てこの日記『春耕秋収 - 其の十五 望月と十三夜』

夜半は曇りで明け方から雨が降るらしく、夕刻に買い物ついでに見上げた空は、すぐに雨を呼ぶほどにないが、少しだけ重たい空気を纏う。
今宵は望月である。一面の雲の中にでも、少しの切れ間があれば、その姿を覗かせてくれるであろうか。
夕刻の空には、その気配は見られなかったが……。

ちょっとした作業は思うように進まず、夕餉を過ぎても何かとやっていた。日付が変わる頃、眠りにつく前に望月を眺めようと外に出た。夕月夜と言えるほどに望月の頃なれば、すでに浅い時間から昇っている。けれど、それが叶わなかったので、果たして眺められるものなのか。

一抹の不安もありつつ、ずっとこの日所々の対応に追われていたので、眺められずとも気分転換にはなるのかと。
自宅近くの遊歩道に出たが、やはり空はほぼ一面の曇り空。大方の予想通りであったので、夜の空気を感じたところで帰宅しようとした。雲にほのかに光がさして、ぼーっと照らされている感じがみてとれた。幾重にも層をなしているようで、薄雲をある。風は穏やかだが、ああ、これはもしかしたら。さすがに遠出するような時間ではないが、遊歩道をちょっとだけ歩いてみることにした。

雲間から陰りのない光を照らすことはなかったが、薄くベールを纏って光を放つ。ぼんやりだが、それと判る望月である。
ずっと、そのように夜道を照らしてくれたわけではなく、短い時間で見え隠れしていたが、時折みせる望月の姿と、薄雲を纏った柔らかい光が届くと足を止めた。僅かな時間ではあったが、今宵の月も印象的ではある。
そういえば、近き月ではるはずなのだが、その印象はなかったか。

遡って、二日前の話をしよう。
今宵が望月。そして八月十五日から、ひと月。つまりは九月十三日、十三夜となる。

秋の月 もの思ふひとの ためとてや
   影に哀を 添へ出づらむ

まだ陽の残る夕刻の空に、望月に僅かに満たぬ月が、ぼんやりと浮かぶ。
ああ、後の月だ。その折は夕餉を少し早く済ませて出た。陽が落ちるのが早くなったなとつくづく思う。さして夕餉に時間をかけたわけでもないのだが、浅い時間に夜の帳は降りてすっかりと宵闇につつまれる。

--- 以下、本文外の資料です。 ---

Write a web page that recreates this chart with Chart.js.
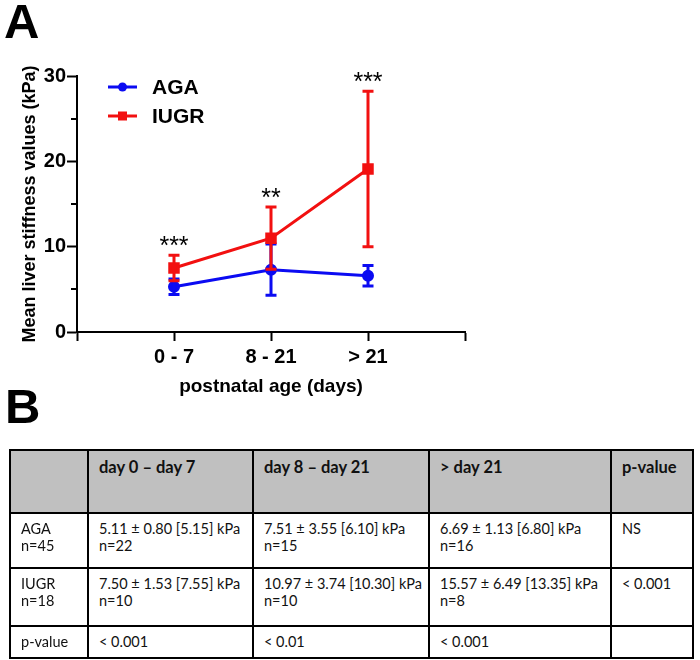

日中から晴れ渡って宵闇が深くなるほどに、ぼんやりと浮かんでいたはずのそれは一層はっきりと輝きを増していく。行く先の道標とも言うべきか、散策の方を水先案内のように導く。川面に沿って歩くので、まさにその印象。
運河沿いから大きな川に至ると干潮となってくるのだろうか、いつもより水かさが少なく感じる。そして、穏やかに見えるのにゆっくりと流れは遡っているように見受けられる。少し珍しい景色だった。水かさがあれば、河口付近のそれは逆巻くように流れているようにも見える。それが普段の望月の頃の風景なのだから。

いつものように、河口で一休み。流石に水月とまでは言わないが、穏やかに遡る流れに、雲ひとつ無い空から明るい月が照らす。
夜風がひときわ心地よく、またここまで来ると多少の疲れも伴って、川面を見つめて長く休んだ。
そのまま海にでて、帰路に向かう。海も穏やかで揺れるさざなみに月が映った。

優劣ではないが、すっと雲を纏うことなく照らすそれは、ここ数年では初めてかと。
家路の方に進むにつれて、そちらは雲がかかっていたので、日付が変わる頃には、時折雲間に隠れてしまったが、煌々と輝く光に包まれての散策となった。

favorite読んでくれた人へのメッセージ

月は地球を楕円軌道でめぐるので、今宵の望月は「近き月」なのだそう。というより、どなたかのおっしゃったとおりスーパームーンのほうが馴染みでしょうか。

まあ魂鎮めというより、思索にふけるや悲哀の時季の感じなんですが。